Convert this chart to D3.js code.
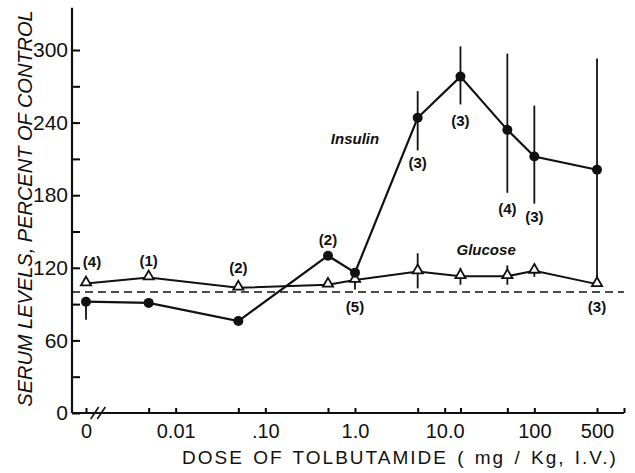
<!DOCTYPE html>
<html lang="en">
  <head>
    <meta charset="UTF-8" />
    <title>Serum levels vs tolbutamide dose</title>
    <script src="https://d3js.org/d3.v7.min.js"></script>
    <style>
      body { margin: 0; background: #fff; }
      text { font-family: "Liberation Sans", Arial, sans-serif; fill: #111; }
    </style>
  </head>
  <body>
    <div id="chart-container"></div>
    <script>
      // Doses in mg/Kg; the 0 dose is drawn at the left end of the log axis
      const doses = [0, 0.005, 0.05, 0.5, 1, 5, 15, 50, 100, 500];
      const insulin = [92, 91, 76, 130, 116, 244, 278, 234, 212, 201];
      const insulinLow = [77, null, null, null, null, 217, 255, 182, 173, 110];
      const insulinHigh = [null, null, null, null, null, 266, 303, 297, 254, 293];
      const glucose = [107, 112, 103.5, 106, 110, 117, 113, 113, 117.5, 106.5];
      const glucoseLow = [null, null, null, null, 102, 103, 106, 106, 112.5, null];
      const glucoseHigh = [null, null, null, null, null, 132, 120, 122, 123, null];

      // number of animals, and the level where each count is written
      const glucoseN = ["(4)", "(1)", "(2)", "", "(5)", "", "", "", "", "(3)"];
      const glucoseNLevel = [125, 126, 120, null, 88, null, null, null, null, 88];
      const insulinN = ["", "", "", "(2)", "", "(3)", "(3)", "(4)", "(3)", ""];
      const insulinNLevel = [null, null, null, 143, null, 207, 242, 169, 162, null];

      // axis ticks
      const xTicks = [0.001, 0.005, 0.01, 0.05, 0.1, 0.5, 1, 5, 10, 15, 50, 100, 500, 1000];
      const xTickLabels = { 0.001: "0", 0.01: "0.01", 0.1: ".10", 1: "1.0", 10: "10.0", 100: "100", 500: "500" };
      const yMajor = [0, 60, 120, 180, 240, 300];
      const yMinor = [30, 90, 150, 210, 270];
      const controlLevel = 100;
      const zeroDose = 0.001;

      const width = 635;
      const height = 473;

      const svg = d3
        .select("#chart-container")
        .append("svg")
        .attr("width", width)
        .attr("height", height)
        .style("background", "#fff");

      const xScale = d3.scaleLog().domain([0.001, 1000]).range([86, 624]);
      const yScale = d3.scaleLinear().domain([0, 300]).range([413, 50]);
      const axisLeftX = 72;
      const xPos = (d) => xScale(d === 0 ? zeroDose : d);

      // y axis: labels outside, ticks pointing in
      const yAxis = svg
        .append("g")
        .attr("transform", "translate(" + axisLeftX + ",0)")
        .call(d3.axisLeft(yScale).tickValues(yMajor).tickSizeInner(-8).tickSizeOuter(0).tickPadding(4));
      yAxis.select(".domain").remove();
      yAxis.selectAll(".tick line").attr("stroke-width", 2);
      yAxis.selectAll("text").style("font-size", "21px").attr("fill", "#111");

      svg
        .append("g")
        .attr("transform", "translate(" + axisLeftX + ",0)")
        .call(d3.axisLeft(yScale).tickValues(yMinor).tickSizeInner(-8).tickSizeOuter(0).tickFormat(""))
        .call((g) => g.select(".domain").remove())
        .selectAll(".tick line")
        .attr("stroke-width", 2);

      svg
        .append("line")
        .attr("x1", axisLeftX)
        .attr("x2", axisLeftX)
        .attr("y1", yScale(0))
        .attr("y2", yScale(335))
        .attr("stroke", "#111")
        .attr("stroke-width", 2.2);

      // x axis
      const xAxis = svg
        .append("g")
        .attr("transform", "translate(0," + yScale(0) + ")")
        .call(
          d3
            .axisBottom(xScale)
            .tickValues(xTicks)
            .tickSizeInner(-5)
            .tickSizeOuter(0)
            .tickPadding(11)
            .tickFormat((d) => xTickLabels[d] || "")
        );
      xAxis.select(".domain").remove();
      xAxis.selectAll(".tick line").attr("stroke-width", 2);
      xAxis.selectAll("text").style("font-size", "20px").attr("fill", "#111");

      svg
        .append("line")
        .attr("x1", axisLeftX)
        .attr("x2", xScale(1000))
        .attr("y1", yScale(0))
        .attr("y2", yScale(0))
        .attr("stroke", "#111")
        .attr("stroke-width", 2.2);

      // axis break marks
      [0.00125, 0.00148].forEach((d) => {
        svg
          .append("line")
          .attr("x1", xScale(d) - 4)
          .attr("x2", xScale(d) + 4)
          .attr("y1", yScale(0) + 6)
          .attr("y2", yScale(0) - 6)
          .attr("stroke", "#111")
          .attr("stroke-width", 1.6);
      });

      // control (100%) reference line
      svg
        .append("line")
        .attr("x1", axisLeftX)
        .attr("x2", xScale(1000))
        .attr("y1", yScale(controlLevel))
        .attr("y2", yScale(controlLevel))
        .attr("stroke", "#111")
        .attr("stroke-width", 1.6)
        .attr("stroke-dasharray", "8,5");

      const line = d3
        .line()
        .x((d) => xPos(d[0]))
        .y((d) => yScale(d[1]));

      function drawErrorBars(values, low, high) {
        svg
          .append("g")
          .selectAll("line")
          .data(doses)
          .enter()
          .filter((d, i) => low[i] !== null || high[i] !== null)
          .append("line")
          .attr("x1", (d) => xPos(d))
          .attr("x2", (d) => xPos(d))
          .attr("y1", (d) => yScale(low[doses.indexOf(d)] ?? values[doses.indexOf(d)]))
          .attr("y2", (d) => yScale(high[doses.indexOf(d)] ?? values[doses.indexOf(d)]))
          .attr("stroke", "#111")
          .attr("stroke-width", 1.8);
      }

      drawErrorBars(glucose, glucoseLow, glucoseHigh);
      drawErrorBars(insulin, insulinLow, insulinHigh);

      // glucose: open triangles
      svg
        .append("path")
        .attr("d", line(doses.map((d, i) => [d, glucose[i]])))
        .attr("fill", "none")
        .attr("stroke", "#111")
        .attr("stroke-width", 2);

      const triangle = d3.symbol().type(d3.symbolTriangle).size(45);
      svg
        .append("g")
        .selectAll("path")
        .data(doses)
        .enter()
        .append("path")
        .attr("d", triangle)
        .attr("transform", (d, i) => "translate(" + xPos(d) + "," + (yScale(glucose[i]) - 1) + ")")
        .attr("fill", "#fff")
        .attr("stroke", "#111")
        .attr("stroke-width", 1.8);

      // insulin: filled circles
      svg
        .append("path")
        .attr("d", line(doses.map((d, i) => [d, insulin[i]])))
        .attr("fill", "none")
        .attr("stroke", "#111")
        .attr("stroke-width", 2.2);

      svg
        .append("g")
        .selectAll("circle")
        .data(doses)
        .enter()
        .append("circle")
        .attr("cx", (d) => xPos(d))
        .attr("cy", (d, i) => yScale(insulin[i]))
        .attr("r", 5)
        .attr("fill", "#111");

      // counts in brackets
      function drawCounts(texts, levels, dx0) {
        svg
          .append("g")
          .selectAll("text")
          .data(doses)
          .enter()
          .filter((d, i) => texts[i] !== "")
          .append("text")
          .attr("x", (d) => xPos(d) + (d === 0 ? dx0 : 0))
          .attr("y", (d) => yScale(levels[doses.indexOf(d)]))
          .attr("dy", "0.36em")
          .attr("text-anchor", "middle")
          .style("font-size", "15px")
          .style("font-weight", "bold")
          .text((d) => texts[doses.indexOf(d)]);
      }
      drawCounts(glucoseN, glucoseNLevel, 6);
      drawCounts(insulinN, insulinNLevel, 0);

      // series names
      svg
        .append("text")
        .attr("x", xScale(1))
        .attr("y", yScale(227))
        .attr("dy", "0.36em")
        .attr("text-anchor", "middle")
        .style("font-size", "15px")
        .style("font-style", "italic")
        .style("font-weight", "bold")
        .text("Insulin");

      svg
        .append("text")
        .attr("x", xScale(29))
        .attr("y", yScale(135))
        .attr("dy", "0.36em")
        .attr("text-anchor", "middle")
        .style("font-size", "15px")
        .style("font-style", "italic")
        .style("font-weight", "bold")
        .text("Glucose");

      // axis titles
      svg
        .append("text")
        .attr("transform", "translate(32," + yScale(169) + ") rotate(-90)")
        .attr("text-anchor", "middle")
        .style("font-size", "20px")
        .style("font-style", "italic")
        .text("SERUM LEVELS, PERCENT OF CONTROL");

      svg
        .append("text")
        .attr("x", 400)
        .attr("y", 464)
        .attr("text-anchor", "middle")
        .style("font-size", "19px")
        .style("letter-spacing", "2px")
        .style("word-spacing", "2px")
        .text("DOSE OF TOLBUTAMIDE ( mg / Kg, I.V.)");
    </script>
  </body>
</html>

◇ ◇ ◇ ◇

INSTRUCTIONS TO FOLLOW
Please reproduce the listing exactly from its opening line through the line that contains "169, 162, null];", both included, with all pictures omitted.

EXERCISE SOLUTION
Convert this chart to D3.js code.
<!DOCTYPE html>
<html lang="en">
  <head>
    <meta charset="UTF-8" />
    <title>Serum levels vs tolbutamide dose</title>
    <script src="https://d3js.org/d3.v7.min.js"></script>
    <style>
      body { margin: 0; background: #fff; }
      text { font-family: "Liberation Sans", Arial, sans-serif; fill: #111; }
    </style>
  </head>
  <body>
    <div id="chart-container"></div>
    <script>
      // Doses in mg/Kg; the 0 dose is drawn at the left end of the log axis
      const doses = [0, 0.005, 0.05, 0.5, 1, 5, 15, 50, 100, 500];
      const insulin = [92, 91, 76, 130, 116, 244, 278, 234, 212, 201];
      const insulinLow = [77, null, null, null, null, 217, 255, 182, 173, 110];
      const insulinHigh = [null, null, null, null, null, 266, 303, 297, 254, 293];
      const glucose = [107, 112, 103.5, 106, 110, 117, 113, 113, 117.5, 106.5];
      const glucoseLow = [null, null, null, null, 102, 103, 106, 106, 112.5, null];
      const glucoseHigh = [null, null, null, null, null, 132, 120, 122, 123, null];

      // number of animals, and the level where each count is written
      const glucoseN = ["(4)", "(1)", "(2)", "", "(5)", "", "", "", "", "(3)"];
      const glucoseNLevel = [125, 126, 120, null, 88, null, null, null, null, 88];
      const insulinN = ["", "", "", "(2)", "", "(3)", "(3)", "(4)", "(3)", ""];
      const insulinNLevel = [null, null, null, 143, null, 207, 242, 169, 162, null];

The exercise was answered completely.